<<<<

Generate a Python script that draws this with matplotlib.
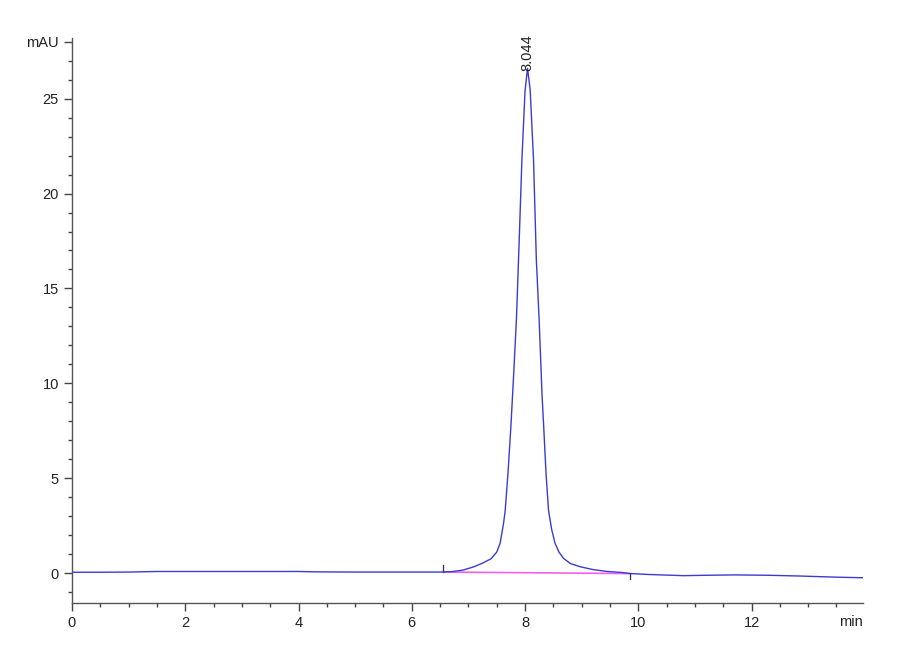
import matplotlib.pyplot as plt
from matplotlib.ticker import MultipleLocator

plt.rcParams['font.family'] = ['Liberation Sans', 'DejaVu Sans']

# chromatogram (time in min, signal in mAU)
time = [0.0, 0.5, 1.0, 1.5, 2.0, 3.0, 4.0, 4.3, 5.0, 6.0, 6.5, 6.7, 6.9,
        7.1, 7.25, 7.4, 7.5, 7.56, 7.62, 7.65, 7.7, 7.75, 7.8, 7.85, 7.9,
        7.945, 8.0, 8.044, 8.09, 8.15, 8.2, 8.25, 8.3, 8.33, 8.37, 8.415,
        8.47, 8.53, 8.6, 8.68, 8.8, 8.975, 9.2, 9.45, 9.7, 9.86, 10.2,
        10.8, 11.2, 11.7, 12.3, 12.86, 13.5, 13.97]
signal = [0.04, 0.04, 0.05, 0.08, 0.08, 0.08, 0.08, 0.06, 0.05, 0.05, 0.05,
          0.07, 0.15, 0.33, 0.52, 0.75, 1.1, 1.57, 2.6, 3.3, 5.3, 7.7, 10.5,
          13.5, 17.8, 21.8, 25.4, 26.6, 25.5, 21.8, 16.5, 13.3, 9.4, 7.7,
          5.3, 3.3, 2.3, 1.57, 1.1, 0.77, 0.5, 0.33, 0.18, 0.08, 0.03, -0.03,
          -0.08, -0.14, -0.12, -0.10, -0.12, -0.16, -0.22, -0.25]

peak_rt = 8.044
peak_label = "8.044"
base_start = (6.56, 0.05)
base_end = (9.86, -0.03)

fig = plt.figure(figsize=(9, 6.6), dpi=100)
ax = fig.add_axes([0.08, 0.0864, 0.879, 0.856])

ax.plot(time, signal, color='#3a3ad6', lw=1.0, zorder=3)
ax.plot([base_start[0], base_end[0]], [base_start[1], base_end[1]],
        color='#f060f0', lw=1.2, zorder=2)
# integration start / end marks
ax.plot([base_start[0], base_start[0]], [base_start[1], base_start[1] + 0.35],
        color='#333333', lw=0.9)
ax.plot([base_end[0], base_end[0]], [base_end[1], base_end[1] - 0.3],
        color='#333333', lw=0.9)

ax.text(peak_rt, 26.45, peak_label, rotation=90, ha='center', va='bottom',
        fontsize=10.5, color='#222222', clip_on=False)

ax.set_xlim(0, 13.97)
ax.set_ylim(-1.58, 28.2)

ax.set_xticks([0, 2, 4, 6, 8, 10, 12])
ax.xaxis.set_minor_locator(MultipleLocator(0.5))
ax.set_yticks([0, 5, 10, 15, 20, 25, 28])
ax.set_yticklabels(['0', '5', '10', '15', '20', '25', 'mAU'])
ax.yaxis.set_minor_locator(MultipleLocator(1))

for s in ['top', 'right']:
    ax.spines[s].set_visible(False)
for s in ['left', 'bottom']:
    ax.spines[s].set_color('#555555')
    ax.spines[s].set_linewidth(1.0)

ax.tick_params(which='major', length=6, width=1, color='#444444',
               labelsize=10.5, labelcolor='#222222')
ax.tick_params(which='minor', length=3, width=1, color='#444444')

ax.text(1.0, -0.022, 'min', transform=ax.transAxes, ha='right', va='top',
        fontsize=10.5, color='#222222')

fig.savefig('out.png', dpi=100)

>>>>
<<<<

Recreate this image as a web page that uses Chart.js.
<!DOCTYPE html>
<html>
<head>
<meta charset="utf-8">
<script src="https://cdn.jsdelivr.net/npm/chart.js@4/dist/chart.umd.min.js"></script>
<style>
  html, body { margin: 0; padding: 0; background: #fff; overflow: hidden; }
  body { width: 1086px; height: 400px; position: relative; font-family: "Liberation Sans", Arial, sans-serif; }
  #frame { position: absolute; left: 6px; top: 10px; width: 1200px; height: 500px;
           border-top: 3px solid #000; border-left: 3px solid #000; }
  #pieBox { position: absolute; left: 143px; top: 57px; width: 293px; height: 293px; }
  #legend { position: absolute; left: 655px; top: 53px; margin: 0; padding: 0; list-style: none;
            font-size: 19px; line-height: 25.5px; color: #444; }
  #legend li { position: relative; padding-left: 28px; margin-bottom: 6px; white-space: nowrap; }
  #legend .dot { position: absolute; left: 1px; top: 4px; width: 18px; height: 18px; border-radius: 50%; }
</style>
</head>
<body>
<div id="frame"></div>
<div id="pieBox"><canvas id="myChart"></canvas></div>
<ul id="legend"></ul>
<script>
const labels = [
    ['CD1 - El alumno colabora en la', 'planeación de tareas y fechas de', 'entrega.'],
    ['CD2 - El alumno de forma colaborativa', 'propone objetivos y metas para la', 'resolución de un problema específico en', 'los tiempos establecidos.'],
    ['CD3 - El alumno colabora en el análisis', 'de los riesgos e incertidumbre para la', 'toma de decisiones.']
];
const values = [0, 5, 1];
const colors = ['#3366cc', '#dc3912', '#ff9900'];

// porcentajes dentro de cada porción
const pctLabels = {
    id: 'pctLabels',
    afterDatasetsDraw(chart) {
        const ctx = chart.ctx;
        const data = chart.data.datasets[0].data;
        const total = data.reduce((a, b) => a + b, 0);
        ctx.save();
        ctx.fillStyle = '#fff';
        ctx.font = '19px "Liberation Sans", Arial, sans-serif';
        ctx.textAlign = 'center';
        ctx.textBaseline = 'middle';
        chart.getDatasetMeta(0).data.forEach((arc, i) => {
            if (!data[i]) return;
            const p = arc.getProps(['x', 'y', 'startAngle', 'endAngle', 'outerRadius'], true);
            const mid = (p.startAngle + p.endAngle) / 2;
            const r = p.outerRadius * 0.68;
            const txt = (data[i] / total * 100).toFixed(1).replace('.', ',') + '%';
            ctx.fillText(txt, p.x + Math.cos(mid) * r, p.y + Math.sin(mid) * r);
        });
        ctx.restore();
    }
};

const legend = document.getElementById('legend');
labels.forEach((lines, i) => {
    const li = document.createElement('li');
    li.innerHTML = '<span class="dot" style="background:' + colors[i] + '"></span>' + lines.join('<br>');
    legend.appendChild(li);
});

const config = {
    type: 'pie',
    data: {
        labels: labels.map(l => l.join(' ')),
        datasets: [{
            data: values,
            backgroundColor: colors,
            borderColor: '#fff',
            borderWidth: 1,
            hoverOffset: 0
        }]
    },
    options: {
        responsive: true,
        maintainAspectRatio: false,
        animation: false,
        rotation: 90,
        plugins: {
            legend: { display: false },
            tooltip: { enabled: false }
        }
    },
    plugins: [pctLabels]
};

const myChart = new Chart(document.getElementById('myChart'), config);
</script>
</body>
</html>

>>>>

= Stated task =
Transcribe the lines between the one holding "Generate a Python" and the one holding "ax = fig.add_axes([0.08, 0.0864, 0.879, 0.856])", inclusive, and leave out any pictures.

= Task answer =
Generate a Python script that draws this with matplotlib.
import matplotlib.pyplot as plt
from matplotlib.ticker import MultipleLocator

plt.rcParams['font.family'] = ['Liberation Sans', 'DejaVu Sans']

# chromatogram (time in min, signal in mAU)
time = [0.0, 0.5, 1.0, 1.5, 2.0, 3.0, 4.0, 4.3, 5.0, 6.0, 6.5, 6.7, 6.9,
        7.1, 7.25, 7.4, 7.5, 7.56, 7.62, 7.65, 7.7, 7.75, 7.8, 7.85, 7.9,
        7.945, 8.0, 8.044, 8.09, 8.15, 8.2, 8.25, 8.3, 8.33, 8.37, 8.415,
        8.47, 8.53, 8.6, 8.68, 8.8, 8.975, 9.2, 9.45, 9.7, 9.86, 10.2,
        10.8, 11.2, 11.7, 12.3, 12.86, 13.5, 13.97]
signal = [0.04, 0.04, 0.05, 0.08, 0.08, 0.08, 0.08, 0.06, 0.05, 0.05, 0.05,
          0.07, 0.15, 0.33, 0.52, 0.75, 1.1, 1.57, 2.6, 3.3, 5.3, 7.7, 10.5,
          13.5, 17.8, 21.8, 25.4, 26.6, 25.5, 21.8, 16.5, 13.3, 9.4, 7.7,
          5.3, 3.3, 2.3, 1.57, 1.1, 0.77, 0.5, 0.33, 0.18, 0.08, 0.03, -0.03,
          -0.08, -0.14, -0.12, -0.10, -0.12, -0.16, -0.22, -0.25]

peak_rt = 8.044
peak_label = "8.044"
base_start = (6.56, 0.05)
base_end = (9.86, -0.03)

fig = plt.figure(figsize=(9, 6.6), dpi=100)
ax = fig.add_axes([0.08, 0.0864, 0.879, 0.856])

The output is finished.